MATERIAL PROVIDED:
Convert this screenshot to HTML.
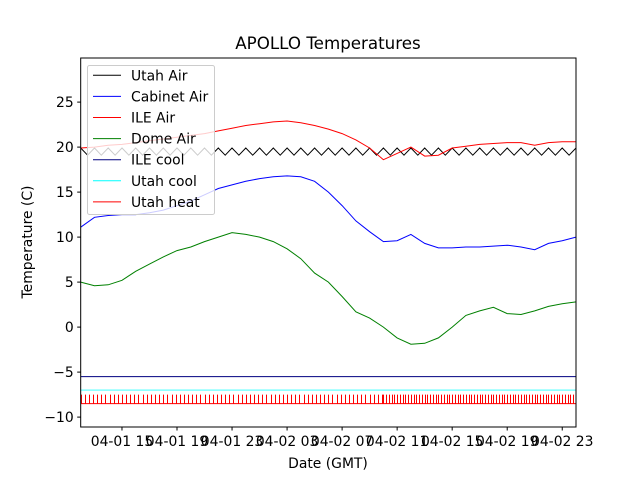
<!DOCTYPE html>
<html><head><meta charset="utf-8"><style>
body{margin:0;background:#fff}
svg text{font-family:"DejaVu Sans","Liberation Sans",sans-serif;fill:#000}
</style></head><body>
<svg id="chart" width="640" height="480" viewBox="0 0 640 480" xmlns="http://www.w3.org/2000/svg">
<rect width="640" height="480" fill="#fff"/>
<text x="328" y="49" font-size="16.7" text-anchor="middle">APOLLO Temperatures</text>
<text x="0" y="0" font-size="13.9" text-anchor="middle" transform="translate(32,242) rotate(-90)">Temperature (C)</text>
<text x="328" y="468" font-size="13.9" text-anchor="middle">Date (GMT)</text>
<g id="series"></g>
<g id="axes"></g>
<g id="legend"></g>
</svg>
<script>
// hours since 04-01 12:00, hourly samples 0..36
const utahAirHalfHourly = [19.9,19.1,19.9,19.1,19.9,19.1,19.9,19.1,19.9,19.1,19.9,19.1,19.9,19.1,19.9,19.1,19.9,19.1,19.9,19.1,19.9,19.1,19.9,19.1,19.9,19.1,19.9,19.1,19.9,19.1,19.9,19.1,19.9,19.1,19.9,19.1,19.9,19.1,19.9,19.1,19.9,19.1,19.9,19.1,19.9,19.1,19.9,19.1,19.9,19.1,19.9,19.1,19.9,19.1,19.9,19.1,19.9,19.1,19.9,19.1,19.9,19.1,19.9,19.1,19.9,19.1,19.9,19.1,19.9,19.1,19.9,19.1,19.9];
const cabinetAir = [11.1,12.2,12.4,12.5,12.5,12.7,13.0,13.5,14.0,14.7,15.4,15.8,16.2,16.5,16.7,16.8,16.7,16.2,15.0,13.5,11.8,10.6,9.5,9.6,10.3,9.3,8.8,8.8,8.9,8.9,9.0,9.1,8.9,8.6,9.3,9.6,10.0];
const ileAir = [19.9,20.0,20.2,20.3,20.5,20.7,20.9,21.1,21.3,21.5,21.8,22.1,22.4,22.6,22.8,22.9,22.7,22.4,22.0,21.5,20.8,19.9,18.6,19.3,20.0,19.0,19.1,19.9,20.1,20.3,20.4,20.5,20.5,20.2,20.5,20.6,20.6];
const domeAir = [5.0,4.6,4.7,5.2,6.2,7.0,7.8,8.5,8.9,9.5,10.0,10.5,10.3,10.0,9.5,8.7,7.6,6.0,5.0,3.4,1.7,1.0,0.0,-1.2,-1.9,-1.8,-1.2,0.0,1.3,1.8,2.2,1.5,1.4,1.8,2.3,2.6,2.8];
const ileCool = -5.5;
const utahCool = -7.0;
const heatLow = -8.5, heatHigh = -7.5;
const heatSegments = [[0,22,0.3],[22,36,0.2]]; // [start h, end h, cycle period h]
const yTicks = [-10,-5,0,5,10,15,20,25];
const xTickHours = [3,7,11,15,19,23,27,31,35];
const xTickLabels = ["04-01 15","04-01 19","04-01 23","04-02 03","04-02 07","04-02 11","04-02 15","04-02 19","04-02 23"];
const legendLabels = ["Utah Air","Cabinet Air","ILE Air","Dome Air","ILE cool","Utah cool","Utah heat"];
const legendColors = ["#000","#0000ff","#ff0000","#008000","#000080","#00ffff","#ff0000"];

const NS="http://www.w3.org/2000/svg";
const L=80.7,R=576,T=58,B=427;
const X0=0,X1=36,Y0=-11.1,Y1=29.9;
const sx=h=>L+(h-X0)/(X1-X0)*(R-L);
const sy=v=>B-(v-Y0)/(Y1-Y0)*(B-T);
function mk(tag,attrs,parent){const e=document.createElementNS(NS,tag);for(const k in attrs)e.setAttribute(k,attrs[k]);parent.appendChild(e);return e;}
const S=document.getElementById('series'),A=document.getElementById('axes'),G=document.getElementById('legend');

function poly(vals,step,color,name){
  const pts=vals.map((v,i)=>sx(i*step).toFixed(1)+","+sy(v).toFixed(1)).join(" ");
  const p=mk('polyline',{points:pts,fill:'none',stroke:color,'stroke-width':1},S);
  
  
}
poly(utahAirHalfHourly,0.5,'#000','utah-air-line');
poly(cabinetAir,1,'#0000ff','cabinet-air-line');
poly(ileAir,1,'#ff0000','ile-air-line');
poly(domeAir,1,'#008000','dome-air-line');
let l1=mk('line',{x1:sx(X0),x2:sx(X1),y1:sy(ileCool),y2:sy(ileCool),stroke:'#000080','stroke-width':1},S);


let l2=mk('line',{x1:sx(X0),x2:sx(X1),y1:sy(utahCool),y2:sy(utahCool),stroke:'#7fffff','stroke-width':1.5},S);


let hp="";
heatSegments.forEach(([a,b,p])=>{for(let t=a;t<b;t+=p){const x=Math.round(sx(t))+0.5;hp+=`M${x},${sy(heatLow).toFixed(1)}V${sy(heatHigh).toFixed(1)}`;}});
hp+=`M${sx(X0)},${sy(heatLow)}H${sx(X1)}`;
let hpth=mk('path',{d:hp,fill:'none',stroke:'#ff0000','stroke-width':1},S);



let fr=mk('rect',{x:L,y:T,width:R-L,height:B-T,fill:'none',stroke:'#000','stroke-width':1},A);


yTicks.forEach(v=>{
  mk('line',{x1:L-3.5,x2:L,y1:sy(v),y2:sy(v),stroke:'#000'},A);
  const t=mk('text',{x:L-7,y:sy(v)+5,'font-size':13.9,'text-anchor':'end'},A);
  t.textContent=String(v).replace('-','\u2212');
  
  
});
xTickHours.forEach((h,i)=>{
  mk('line',{x1:sx(h),x2:sx(h),y1:B,y2:B+3.5,stroke:'#000'},A);
  const t=mk('text',{x:sx(h),y:B+19,'font-size':13.9,'text-anchor':'middle'},A);
  t.textContent=xTickLabels[i];
  
  
});

let lb=mk('rect',{x:87.5,y:65.5,width:127,height:149,rx:2,fill:'rgba(255,255,255,0.8)',stroke:'#ccc'},G);


legendLabels.forEach((lab,i)=>{
  const y=75.3+i*21.1;
  const ln=mk('line',{x1:93,x2:121,y1:y,y2:y,stroke:legendColors[i],'stroke-width':1},G);
  
  
  const t=mk('text',{x:131,y:y+5,'font-size':13.9},G);
  t.textContent=lab;
  
  
});
</script>
</body></html>
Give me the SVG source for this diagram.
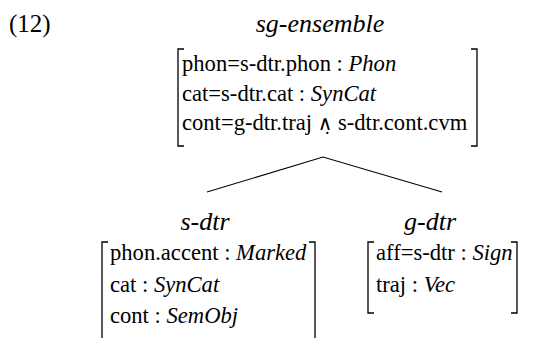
<svg xmlns="http://www.w3.org/2000/svg" width="555" height="338" viewBox="0 0 555 338">
<style>
text{font-family:"Liberation Serif","Times New Roman",serif;fill:#000}
.t{font-size:26px;font-style:italic;text-anchor:middle}
.r{font-size:22.6px}
.i{font-style:italic}
.w{font-family:"DejaVu Serif",serif;font-size:20px}
.br{fill:none;stroke:#000;stroke-width:1.3}
.ln{fill:none;stroke:#000;stroke-width:1.1}
</style>
<rect width="555" height="338" fill="#fff"/>
<text x="9" y="32" style="font-size:25px">(12)</text>
<g id="sg-ensemble">
<text class="t" x="320" y="32">sg-ensemble</text>
<path class="br" d="M184,49 H178 V146 H184 M471,49 H477 V146 H471"/>
<text class="r" x="182" y="71">phon=s-dtr.phon : <tspan class="i">Phon</tspan></text>
<text class="r" x="182" y="100.5">cat=s-dtr.cat : <tspan class="i">SynCat</tspan></text>
<text class="r" x="182" y="130">cont=g-dtr.traj <tspan class="w">∧̣</tspan> s-dtr.cont.cvm</text>
</g>
<g id="s-dtr">
<text class="t" x="205" y="230">s-dtr</text>
<path class="br" d="M108,242 H102 V338 M309,242 H315 V338"/>
<text class="r" x="110" y="260">phon.accent : <tspan class="i">Marked</tspan></text>
<text class="r" x="110" y="291.5">cat : <tspan class="i">SynCat</tspan></text>
<text class="r" x="110" y="323">cont : <tspan class="i">SemObj</tspan></text>
</g>
<g id="g-dtr">
<text class="t" x="430" y="230">g-dtr</text>
<path class="br" d="M374,242 H368 V313 H374 M511,242 H517 V313 H511"/>
<text class="r" x="376" y="260">aff=s-dtr : <tspan class="i">Sign</tspan></text>
<text class="r" x="376" y="291.5">traj : <tspan class="i">Vec</tspan></text>
</g>
<g id="connectors">
<path class="ln" d="M207,192 L323,157 L442,192"/>
</g>
</svg>
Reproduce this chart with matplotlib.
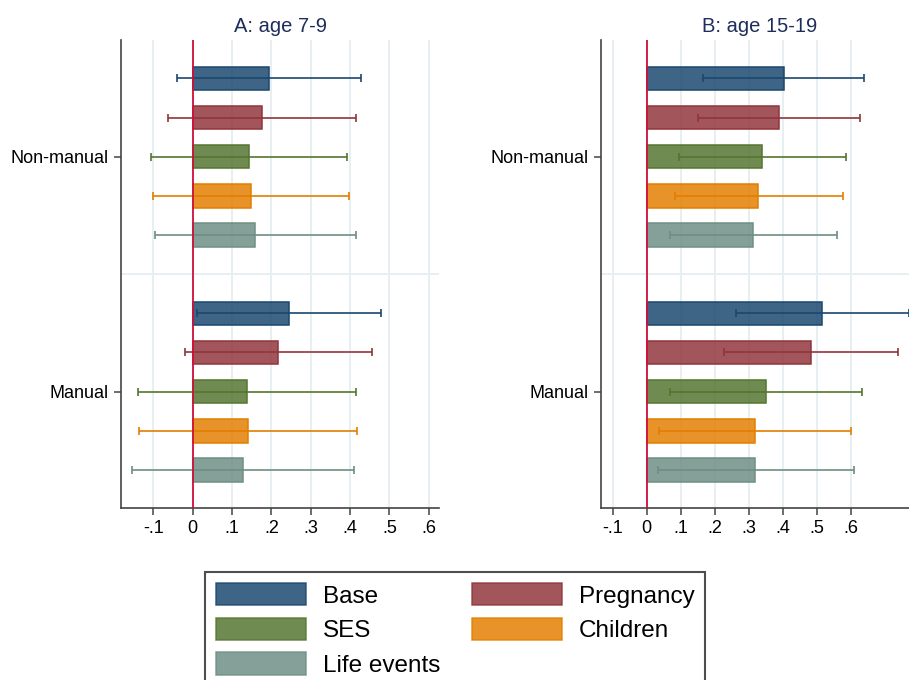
import matplotlib.pyplot as plt
import numpy as np

plt.rcParams['font.family'] = ['Liberation Sans', 'DejaVu Sans']

models = ['Base', 'Pregnancy', 'SES', 'Children', 'Life events']
groups = ['Non-manual', 'Manual']
colors = ['#1a476f', '#90353b', '#55752f', '#e37e00', '#6e8e84']

# panel A: age 7-9, estimates and 95% CI (non-manual then manual)
a_est = [[0.194, 0.175, 0.142, 0.147, 0.159],
         [0.245, 0.217, 0.138, 0.140, 0.128]]
a_lo = [[-0.040, -0.064, -0.106, -0.102, -0.096],
        [0.012, -0.019, -0.138, -0.137, -0.154]]
a_hi = [[0.428, 0.414, 0.393, 0.397, 0.416],
        [0.479, 0.455, 0.416, 0.418, 0.410]]

# panel B: age 15-19
b_est = [[0.402, 0.387, 0.338, 0.328, 0.313],
         [0.516, 0.481, 0.350, 0.318, 0.319]]
b_lo = [[0.166, 0.151, 0.094, 0.083, 0.068],
        [0.262, 0.226, 0.068, 0.035, 0.032]]
b_hi = [[0.639, 0.625, 0.585, 0.576, 0.560],
        [0.770, 0.737, 0.633, 0.601, 0.608]]

xticks = [-0.1, 0, 0.1, 0.2, 0.3, 0.4, 0.5, 0.6]
xticklabels = ['-.1', '0', '.1', '.2', '.3', '.4', '.5', '.6']

fig = plt.figure(figsize=(9.09, 6.80), dpi=100)
axA = fig.add_axes([0.1328, 0.2525, 0.3505, 0.6887])
axB = fig.add_axes([0.6608, 0.2525, 0.3505, 0.6887])


def panel(ax, est, lo, hi, title, xlim):
    for g in range(2):
        for m in range(5):
            y = g * 6 + m
            ax.barh(y, est[g][m], height=0.6, color=colors[m], alpha=0.84,
                    edgecolor='none', zorder=2)
            ax.barh(y, est[g][m], height=0.6, color='none',
                    edgecolor=colors[m], linewidth=1.1, zorder=2)
            ax.errorbar(est[g][m], y,
                        xerr=[[est[g][m] - lo[g][m]], [hi[g][m] - est[g][m]]],
                        fmt='none', ecolor=colors[m], elinewidth=1.2,
                        capsize=3, capthick=1.2, zorder=3)
    ax.axvline(0, color='#d0103a', linewidth=1.3, zorder=4)
    ax.axhline(5, color='#e6eef2', linewidth=1.3, zorder=1)
    ax.set_ylim(10.98, -0.98)
    ax.set_xlim(*xlim)
    ax.set_yticks([2, 8])
    ax.set_yticklabels(groups, fontsize=13)
    ax.set_xticks(xticks)
    ax.set_xticklabels(xticklabels, fontsize=13)
    ax.xaxis.grid(True, color='#e6eef2', linewidth=1.3, zorder=0)
    ax.set_axisbelow(True)
    for s in ['top', 'right']:
        ax.spines[s].set_visible(False)
    for s in ['left', 'bottom']:
        ax.spines[s].set_color('#444444')
        ax.spines[s].set_linewidth(1.2)
    ax.tick_params(colors='#444444', length=5, width=1.1, labelcolor='black')
    ax.set_title(title, fontsize=14.5, color='#1e2d5a', pad=6)


panel(axA, a_est, a_lo, a_hi, 'A: age 7-9', (-0.183, 0.627))
panel(axB, b_est, b_lo, b_hi, 'B: age 15-19', (-0.135, 0.80))

handles = [plt.Rectangle((0, 0), 1, 1, facecolor=c, alpha=0.84, edgecolor=c, linewidth=1.1)
           for c in colors]
order = [0, 2, 4, 1, 3]
leg = fig.legend([handles[i] for i in order], [models[i] for i in order],
                 ncol=2, loc='upper left', bbox_to_anchor=(205 / 909, 1 - 572 / 680),
                 fontsize=17.5, frameon=True, fancybox=False, edgecolor='#222222',
                 handlelength=3.7, handleheight=1.05, labelspacing=0.42,
                 columnspacing=1.3, borderpad=0.45, handletextpad=0.7,
                 borderaxespad=0)
leg.get_frame().set_linewidth(1.5)

fig.savefig('out.png', dpi=100)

SET TASK: Show the lines of the records that contain the word "chart".

TASK SOLUTION:
<svg id="chart" width="640" height="480" viewBox="0 0 640 480" xmlns="http://www.w3.org/2000/svg">
Reproduce this chart with matplotlib.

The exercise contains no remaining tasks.